Ajuste fiscal depende de habilidade política do próximo presidente, diz analista

Apoio no Congresso é mais importante do que comprometimento com medidas, afirma Alberto Ramos

Plenário da câmara vazio enquanto se aguarda quórum para inicar a sessão
Plenário da câmara vazio enquanto se aguarda quórum para inicar a sessão - Pedro Ladeira/Folhapress
Danielle Brant
Nova York

A habilidade política do próximo presidente para angariar apoio no Congresso é mais importante do que o comprometimento com o ajuste fiscal, afirmou nesta quarta-feira (1º) Alberto Ramos, economista-chefe para América Latina do Goldman Sachs.

Ele participou de evento ao lado de outros economistas e especialistas na Câmara de Comércio Brasil-Estados Unidos, em Nova York.

“Se você quiser ter uma visão cínica do que aconteceu nos últimos dois anos, com a decepção com a falta de medidas do lado fiscal, nós não podemos ficar muito otimistas com o futuro em relação a quem ganhar as eleições”, disse.

“Nós precisamos eleger um presidente que esteja comprometido em entregar o ajuste fiscal, mas, mais que isso, eleger um presidente que tenha condições de governabilidade suficientes para entregar o ajuste necessário.”

Ramos citou como exemplo o presidente Michel Temer, descrito como um político hábil.

“Essa não é uma declaração sobre comportamento ético, mas ele é um indivíduo com habilidades políticas significativas, que foi político experiente por mais de 20 anos, que foi capaz de estabelecer um diálogo com o Congresso”, afirmou.

Temer conseguiu ainda, na avaliação de Ramos, montar uma equipe econômica comprometida com o ajuste, em um cenário macroeconômico adverso, com desemprego e inflação em dois dígitos, sentimentos de empresários e consumidores em níveis baixos recordes.

Dois anos depois, porém, houve pouco alívio na situação fiscal do país, criticou. “Um presidente com habilidades políticas significativas, uma equipe econômica ótima e dedicada, uma base política de apoio, e o melhor momento para validar o ajuste, e nada aconteceu? Por que estamos presumindo que todas essas coisas vão acontecer após as eleições?”, questionou.

Para ele, sob o ponto de vista político, será pouco provável que o próximo presidente tenha habilidades políticas como a de Temer.

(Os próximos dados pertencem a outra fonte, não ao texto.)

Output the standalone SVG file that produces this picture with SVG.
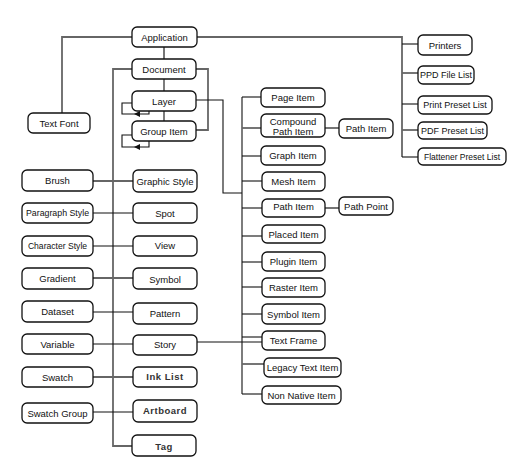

Isso coloca em risco a reforma da Previdência, principalmente pela falta de apoio popular às mudanças nas regras da aposentadoria. “Há muita discussão sobre a reforma da Previdência. Não é um instrumento de consolidação fiscal, mas é uma precondição para falar de consolidação fiscal e entregar estabilidade macroeconômica.”

Se o próximo governo fracassar em entregar a reforma, o ajuste do mercado virá sob a forma de uma reprecificação dos ativos do país, ressaltou Drausio Giacomelli, responsável por mercados emergentes do Deutsche Bank Securities.

“Eu não estou tão preocupado com as reformas, porque, para mim, é uma questão de preço. Se tiver um governo mais amigável ao mercado, os preços caem, o real vai para R$ 3,50. Se não tiver um governo amigável, subir para R$ 4 ou R$ 5”, afirmou.

É uma avaliação parecida com a de Claudia Ribeiro de Castro, diretora e analista sênior para mercados emergentes do Oppenheimer Funds. “Se não tivermos uma reforma da Previdência ambiciosa, vai aumentar o risco e os níveis das taxas de juros”, disse.

Mas ela acredita que a campanha do governo para defender as mudanças na Previdência tem surtido efeito, o que facilita que a classe política abrace o tema.

A mudança de foco, com um discurso de eliminar distorções no sistema previdenciário, vai favorecer a aprovação da reforma, concorda Christopher Garman, diretor para as Américas da consultoria Eurasia.

“No pós-eleições, acho que está mais fácil aprovar a reforma da Previdência. O governo achou o script para vender a reforma, o que é bom. Se vai ser uma reforma profunda ou mais rasa, vai depender do perfil do próximo presidente”, ressaltou.

Esse script passa pela defesa do fim dos privilégios no setor público. “É um discurso de que não é justo um servidor público se aposentar antes enquanto você tem que trabalhar mais. É preciso uma regra para todos”, afirmou.